News agencies throughout the world are reporting on the vulnerability of new commercial passenger planes to hacking, malware, and terrorism. What is the cause of that vulnerability? The on-board system allowing passengers to access the internet. That system is directly connected to the computers that run the plans avionics system. See the diagram below:
The U.S. Government Accountability Office released a report yesterday describing the danger. The GAO consulted with the FAA and experts on computer security. Their analysis was not reassuring. Planes are vulnerable to hacking for two reasons: (1) on-board computers used by passengers are connected to the internet, and (2) those same computers are connected to the avionics systems that control the plane.
“FAA officials and experts we interviewed said that modern aircraft are also increasingly connected to the Internet, which also uses IP-networking technology and can potentially provide an attacker with remote access to aircraft information systems. According to cybersecurity experts we interviewed, Internet connectivity in the cabin should be considered a direct link between the aircraft and the outside world, which includes potential malicious actors. FAA officials and cybersecurity and aviation experts we spoke to said that increasingly passengers in the cabin can access the Internet via onboard wireless broadband systems. One cybersecurity expert noted that a virus or malware planted in websites visited by passengers could provide an opportunity for a malicious attacker to access the IP-connected onboard information system through their infected machines.” [GAO-15-370, 14 April 2015, p. 19].
I’m not an expert on computer security, but even I can see two solutions to this problem. (1) Don’t connect the internet computers to the avionics system. Have two separate systems that are not connected. (2) And don’t have internet access on the plane. Is it really necessary to be connected to the internet every hour of every day?
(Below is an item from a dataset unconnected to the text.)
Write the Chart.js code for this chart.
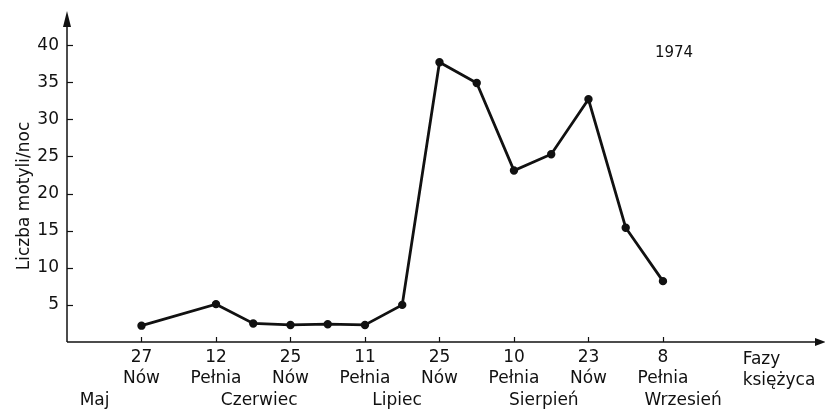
<!DOCTYPE html>
<html>
<head>
<meta charset="utf-8">
<script src="https://cdn.jsdelivr.net/npm/chart.js@4/dist/chart.umd.min.js"></script>
<style>
  html, body { margin: 0; padding: 0; background: #fff; }
  #wrap { width: 825px; height: 410px; position: relative; }
</style>
</head>
<body>
<div id="wrap"><canvas id="c" width="825" height="410"></canvas></div>
<script>
// Moon-phase dates on the x axis (equal spacing between successive phases)
const phasePos = [0, 1, 2, 3, 4, 5, 6, 7];
const dayLabels = ['27', '12', '25', '11', '25', '10', '23', '8'];
const phaseLabels = ['Nów', 'Pełnia', 'Nów', 'Pełnia', 'Nów', 'Pełnia', 'Nów', 'Pełnia'];
const axisName = ['Fazy', 'księżyca'];
const axisNameStart = 8.07;

// Month names written under the phases
const months = ['Maj', 'Czerwiec', 'Lipiec', 'Sierpień', 'Wrzesień'];
const monthPos = [-0.63, 1.58, 3.43, 5.4, 7.27];

// Catches: position along the phase axis and moths per night
const sampleX = [0, 1, 1.5, 2, 2.5, 3, 3.5, 4, 4.5, 5, 5.5, 6, 6.5, 7];
const counts = [2.2, 5.1, 2.5, 2.3, 2.4, 2.3, 5.0, 37.7, 34.9, 23.1, 25.3, 32.7, 15.4, 8.2];

const yTicks = [5, 10, 15, 20, 25, 30, 35, 40];
const yTitle = 'Liczba motyli/noc';
const yearLabel = '1974';

const FONT = "'DejaVu Sans', sans-serif";
const INK = '#111';

// Axes drawn by hand: arrows, inward tick marks, month row, titles
const decor = {
  id: 'decor',
  afterDraw(chart) {
    const ctx = chart.ctx;
    const xs = chart.scales.x, ys = chart.scales.y;
    const a = chart.chartArea;
    const x0 = a.left, y0 = a.bottom;
    ctx.save();
    ctx.strokeStyle = INK;
    ctx.fillStyle = INK;
    ctx.lineWidth = 1.5;
    // y axis with arrow
    ctx.beginPath();
    ctx.moveTo(x0, y0);
    ctx.lineTo(x0, 20);
    ctx.stroke();
    ctx.beginPath();
    ctx.moveTo(x0, 11);
    ctx.lineTo(x0 - 4, 27);
    ctx.lineTo(x0 + 4, 27);
    ctx.closePath();
    ctx.fill();
    // x axis with arrow
    ctx.beginPath();
    ctx.moveTo(x0, y0);
    ctx.lineTo(818, y0);
    ctx.stroke();
    ctx.beginPath();
    ctx.moveTo(826, y0);
    ctx.lineTo(815, y0 - 4);
    ctx.lineTo(815, y0 + 4);
    ctx.closePath();
    ctx.fill();
    // inward tick marks
    ctx.lineWidth = 1.2;
    yTicks.forEach(v => {
      const py = Math.round(ys.getPixelForValue(v)) + 0.5;
      ctx.beginPath();
      ctx.moveTo(x0, py);
      ctx.lineTo(x0 + 6, py);
      ctx.stroke();
    });
    phasePos.forEach(v => {
      const px = Math.round(xs.getPixelForValue(v)) + 0.5;
      ctx.beginPath();
      ctx.moveTo(px, y0);
      ctx.lineTo(px, y0 - 5);
      ctx.stroke();
    });
    ctx.font = '17px ' + FONT;
    ctx.textBaseline = 'alphabetic';
    // axis name, left aligned in two lines
    ctx.textAlign = 'left';
    const nx = xs.getPixelForValue(axisNameStart);
    ctx.fillText(axisName[0], nx, 364);
    ctx.fillText(axisName[1], nx, 385);
    // months
    ctx.textAlign = 'center';
    months.forEach((m, i) => {
      ctx.fillText(m, xs.getPixelForValue(monthPos[i]), 405);
    });
    // y axis title
    ctx.save();
    ctx.translate(29, 196);
    ctx.rotate(-Math.PI / 2);
    ctx.fillText(yTitle, 0, 0);
    ctx.restore();
    // year
    ctx.font = '15px ' + FONT;
    ctx.textBaseline = 'middle';
    ctx.fillText(yearLabel, 674, 53);
    ctx.restore();
  }
};

new Chart(document.getElementById('c'), {
  type: 'line',
  data: {
    datasets: [{
      data: sampleX.map((x, i) => ({ x: x, y: counts[i] })),
      borderColor: INK,
      backgroundColor: INK,
      borderWidth: 2.8,
      pointRadius: 2.8,
      pointHoverRadius: 2.8,
      tension: 0,
      fill: false
    }]
  },
  options: {
    responsive: false,
    animation: false,
    devicePixelRatio: 1,
    layout: { padding: { top: 8, right: 3, left: 0, bottom: 0 } },
    plugins: { legend: { display: false }, tooltip: { enabled: false } },
    scales: {
      x: {
        type: 'linear',
        min: -1,
        max: 9.1,
        grid: { display: false, drawTicks: false },
        border: { display: false },
        afterBuildTicks(scale) {
          scale.ticks = phasePos.map(v => ({ value: v }));
        },
        afterFit(scale) {
          scale.height = 68;
          scale.paddingLeft = 0;
          scale.paddingRight = 0;
        },
        ticks: {
          autoSkip: false,
          maxRotation: 0,
          minRotation: 0,
          padding: 5,
          color: INK,
          font: { family: FONT, size: 17, lineHeight: 1.24 },
          callback(value, index) {
            return [dayLabels[index], phaseLabels[index]];
          }
        }
      },
      y: {
        type: 'linear',
        min: 0,
        max: 45,
        grid: { display: false, drawTicks: false },
        border: { display: false },
        afterBuildTicks(scale) {
          scale.ticks = yTicks.map(v => ({ value: v }));
        },
        afterFit(scale) {
          scale.width = 67;
          scale.paddingTop = 0;
          scale.paddingBottom = 0;
        },
        ticks: {
          padding: 8,
          color: INK,
          font: { family: FONT, size: 17 }
        }
      }
    }
  },
  plugins: [decor]
});
</script>
</body>
</html>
What are the commercial plane manufacturers doing about this problem. They set up a firewall between the avionics and the passenger computers. Well, problem solved! Or not.
“Firewalls protect avionics systems located in the cockpit from intrusion by cabin-system users, such as passengers who use in-flight entertainment services onboard. Four cybersecurity experts with whom we spoke discussed firewall vulnerabilities, and all four said that because firewalls are software components, they could be hacked like any other software and circumvented. The experts said that if the cabin systems connect to the cockpit avionics systems (e.g., share the same physical wiring harness or router) and use the same networking platform, in this case IP, a user could subvert the firewall and access the cockpit avionics system from the cabin.”
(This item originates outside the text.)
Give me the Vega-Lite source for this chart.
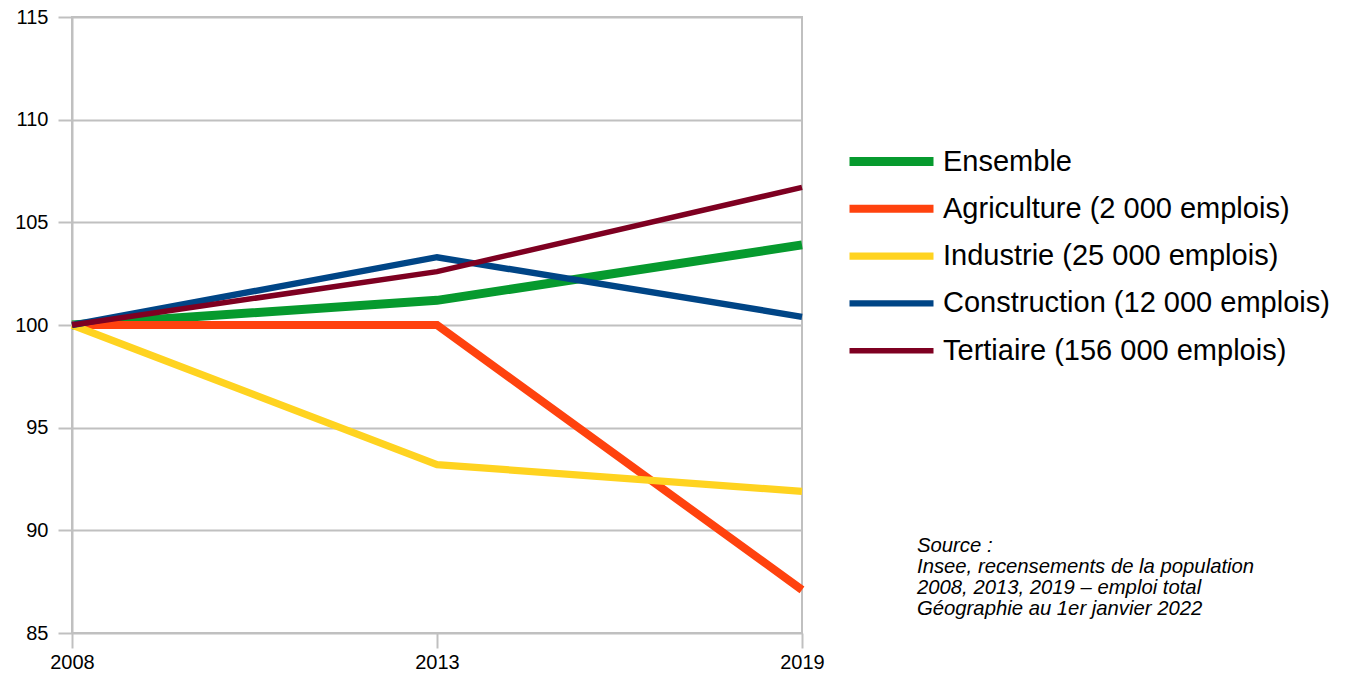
{
  "$schema": "https://vega.github.io/schema/vega-lite/v6.json",
  "width": 730,
  "height": 616,
  "autosize": {"type": "none"},
  "padding": {"left": 72, "top": 17, "right": 556, "bottom": 45},
  "background": "white",
  "title": {
    "text": ["Source :", "Insee, recensements de la population", "2008, 2013, 2019 – emploi total", "Géographie au 1er janvier 2022"],
    "orient": "top",
    "anchor": "start",
    "frame": "group",
    "baseline": "top",
    "offset": 0,
    "dx": 845,
    "dy": 612,
    "font": "Liberation Sans",
    "fontSize": 20.3,
    "fontStyle": "italic",
    "fontWeight": "normal",
    "color": "#000000",
    "lineHeight": 20.8
  },
  "config": {
    "view": {"stroke": "#c0c0c0", "strokeWidth": 2},
    "axis": {
      "labelFont": "Liberation Sans",
      "labelFontSize": 20,
      "labelColor": "#000000",
      "gridColor": "#c0c0c0",
      "gridWidth": 2,
      "domainColor": "#c0c0c0",
      "domainWidth": 2,
      "tickColor": "#c0c0c0",
      "tickWidth": 2,
      "title": null
    }
  },
  "data": {
    "values": [
      {"annee": "2008", "serie": "Ensemble", "indice": 100},
      {"annee": "2013", "serie": "Ensemble", "indice": 101.2},
      {"annee": "2019", "serie": "Ensemble", "indice": 103.9},
      {"annee": "2008", "serie": "Agriculture (2 000 emplois)", "indice": 100},
      {"annee": "2013", "serie": "Agriculture (2 000 emplois)", "indice": 100},
      {"annee": "2019", "serie": "Agriculture (2 000 emplois)", "indice": 87.1},
      {"annee": "2008", "serie": "Industrie (25 000 emplois)", "indice": 100},
      {"annee": "2013", "serie": "Industrie (25 000 emplois)", "indice": 93.2},
      {"annee": "2019", "serie": "Industrie (25 000 emplois)", "indice": 91.9},
      {"annee": "2008", "serie": "Construction (12 000 emplois)", "indice": 100},
      {"annee": "2013", "serie": "Construction (12 000 emplois)", "indice": 103.3},
      {"annee": "2019", "serie": "Construction (12 000 emplois)", "indice": 100.4},
      {"annee": "2008", "serie": "Tertiaire (156 000 emplois)", "indice": 100},
      {"annee": "2013", "serie": "Tertiaire (156 000 emplois)", "indice": 102.6},
      {"annee": "2019", "serie": "Tertiaire (156 000 emplois)", "indice": 106.7}
    ]
  },
  "mark": {"type": "line", "strokeCap": "butt", "strokeJoin": "miter"},
  "encoding": {
    "x": {
      "field": "annee",
      "type": "ordinal",
      "scale": {"type": "point", "padding": 0},
      "axis": {"labelAngle": 0, "tickSize": 15, "labelPadding": 4, "grid": false, "domain": false, "labelBaseline": "top"}
    },
    "y": {
      "field": "indice",
      "type": "quantitative",
      "scale": {"domain": [85, 115], "nice": false, "zero": false},
      "axis": {"values": [85, 90, 95, 100, 105, 110, 115], "tickSize": 14, "labelPadding": 10, "grid": true}
    },
    "color": {
      "field": "serie",
      "type": "nominal",
      "sort": ["Ensemble", "Agriculture (2 000 emplois)", "Industrie (25 000 emplois)", "Construction (12 000 emplois)", "Tertiaire (156 000 emplois)"],
      "scale": {
        "domain": ["Ensemble", "Agriculture (2 000 emplois)", "Industrie (25 000 emplois)", "Construction (12 000 emplois)", "Tertiaire (156 000 emplois)"],
        "range": ["#069a2e", "#ff420e", "#ffd320", "#004586", "#7e0021"]
      },
      "legend": {
        "title": null,
        "orient": "none",
        "legendX": 773,
        "legendY": 130.5,
        "padding": 0,
        "symbolType": "stroke",
        "symbolSize": 7056,
        "symbolStrokeWidth": 6,
        "clipHeight": 28,
        "rowPadding": 18.3,
        "labelOffset": 5,
        "labelFont": "Liberation Sans",
        "labelFontSize": 29,
        "labelColor": "#000000",
        "labelLimit": 600,
        "encode": {
          "symbols": {
            "update": {
              "strokeWidth": {"signal": "datum.value === 'Ensemble' ? 8 : 5.5"}
            }
          }
        }
      }
    },
    "strokeWidth": {
      "field": "serie",
      "type": "nominal",
      "sort": ["Ensemble", "Agriculture (2 000 emplois)", "Industrie (25 000 emplois)", "Construction (12 000 emplois)", "Tertiaire (156 000 emplois)"],
      "scale": {
        "domain": ["Ensemble", "Agriculture (2 000 emplois)", "Industrie (25 000 emplois)", "Construction (12 000 emplois)", "Tertiaire (156 000 emplois)"],
        "range": [9, 5.5, 5.5, 5.5, 5.5]
      },
      "legend": null
    }
  }
}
The FAA warned Boeing about this type of vulnerability SEVEN YEARS AGO!!! And all they did was set up a software firewall.
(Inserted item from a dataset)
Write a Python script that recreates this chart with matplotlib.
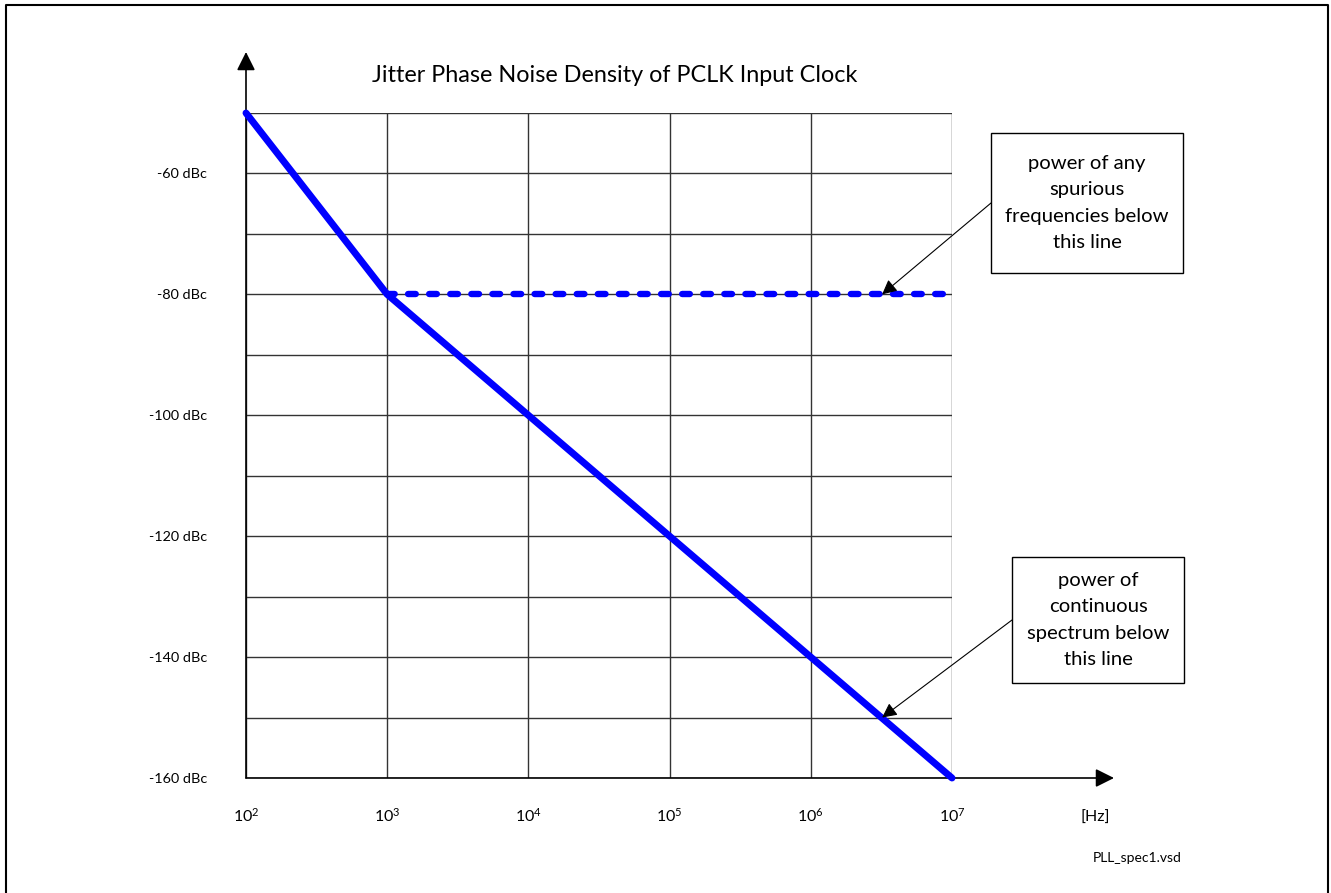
import matplotlib
matplotlib.use('Agg')
import matplotlib.pyplot as plt
from matplotlib.lines import Line2D
from matplotlib.patches import Rectangle

plt.rcParams['font.family'] = ['Lato', 'DejaVu Sans']
plt.rcParams['mathtext.fontset'] = 'custom'
plt.rcParams['mathtext.rm'] = 'Lato'

# data
limit_freq = [1e2, 1e3, 1e7]
limit_dbc = [-50, -80, -160]
spur_freq = [1e3, 1e7]
spur_dbc = [-80, -80]
x_ticks = [1e2, 1e3, 1e4, 1e5, 1e6, 1e7]
x_labels = [r'$\mathregular{10^{%d}}$' % e for e in range(2, 8)]
y_ticks = list(range(-160, -40, 10))
y_labels = [f'{v} dBc' if v % 20 == 0 and v != -50 else '' for v in y_ticks]

W, H = 1331, 893
fig = plt.figure(figsize=(W / 100, H / 100), dpi=100)
ax = fig.add_axes([246 / W, 1 - 778 / H, (952 - 246) / W, (778 - 113) / H])

ax.set_xscale('log')
ax.set_xlim(1e2, 1e7)
ax.set_ylim(-160, -50)
ax.set_xticks(x_ticks)
ax.set_xticklabels(x_labels, fontsize=11.5)
ax.xaxis.set_minor_locator(matplotlib.ticker.NullLocator())
ax.set_yticks(y_ticks)
ax.set_yticklabels(y_labels, fontsize=10.4)
ax.tick_params(axis='x', length=0, pad=21)
ax.tick_params(axis='y', length=0, pad=28)
for s in ax.spines.values():
    s.set_visible(False)
ax.grid(True, color='#333333', lw=1.0)
ax.set_axisbelow(True)

# limit lines
ax.plot(limit_freq, limit_dbc, color='#0000FF', lw=5, solid_capstyle='round',
        solid_joinstyle='round', zorder=4, clip_on=False)
ax.plot(spur_freq, spur_dbc, color='#0000FF', lw=4.6, dashes=(1.2, 2.1),
        dash_capstyle='round', zorder=4, clip_on=False)

# axes with arrows
ax.annotate('', xy=(0, (778 - 52) / 665), xytext=(0, 0), xycoords='axes fraction',
            arrowprops=dict(arrowstyle='-|>', mutation_scale=28, lw=1.2, color='black',
                            shrinkA=0, shrinkB=0), annotation_clip=False)
ax.annotate('', xy=((1114 - 246) / 706, 0), xytext=(0, 0), xycoords='axes fraction',
            arrowprops=dict(arrowstyle='-|>', mutation_scale=28, lw=1.2, color='black',
                            shrinkA=0, shrinkB=0), annotation_clip=False)

def px(x, y):
    return (x / W, 1 - y / H)

# text
fig.text(*px(615, 76), 'Jitter Phase Noise Density of PCLK Input Clock', fontsize=16.8,
         ha='center', va='center')
fig.text(*px(1095, 818), '[Hz]', fontsize=11.5, ha='center', va='center')
fig.text(*px(1137, 858), 'PLL_spec1.vsd', fontsize=10, ha='center', va='center')

# callout boxes
boxes = [
    ((991, 133, 1183, 273), 'power of any\nspurious\nfrequencies below\nthis line', (3.2e6, -80)),
    ((1012, 557, 1184, 683), 'power of\ncontinuous\nspectrum below\nthis line', (3.2e6, -150)),
]
for (x0, y0, x1, y1), txt, tip in boxes:
    fig.add_artist(Rectangle(px(x0, y1), (x1 - x0) / W, (y1 - y0) / H, fill=False,
                             ec='black', lw=1.0, transform=fig.transFigure))
    fig.text(*px((x0 + x1) / 2, (y0 + y1) / 2), txt, fontsize=14.6, ha='center',
             va='center', linespacing=1.65)
    ax.annotate('', xy=tip, xytext=px(x0, (y0 + y1) / 2), textcoords='figure fraction',
                arrowprops=dict(arrowstyle='-|>', mutation_scale=22, lw=0.8, color='black',
                                shrinkA=0, shrinkB=0), annotation_clip=False, zorder=5)

# outer frame (open at the bottom)
fig.add_artist(Line2D([6 / W, 6 / W, 1328 / W, 1328 / W], [0, 1 - 5 / H, 1 - 5 / H, 0],
                      color='black', lw=1.5, transform=fig.transFigure))

fig.savefig('out.png', dpi=100)
plt.close(fig)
The GAO says: “Historically, aircraft in flight and their avionics systems used for flight guidance and control functioned as isolated and self-contained units, which protected their avionics systems from remote attack.” [p. 18]. But not anymore. Boeing and Airbus have adopted a new approach that inexplicably connects essential flight guidance and control computer systems to passenger entertainment computers and the whole bloody internet.
A passenger on the plane, with hacking skills and the right malware, could by-pass the firewall and disable the avionics system. Worse still, any hacker on the planet could possibly gain access to the flight computers remotely. It is not clear from the GAO report how much damage a hacker could do, once the firewall was breached. But crashing the plane is certainly a real possibility.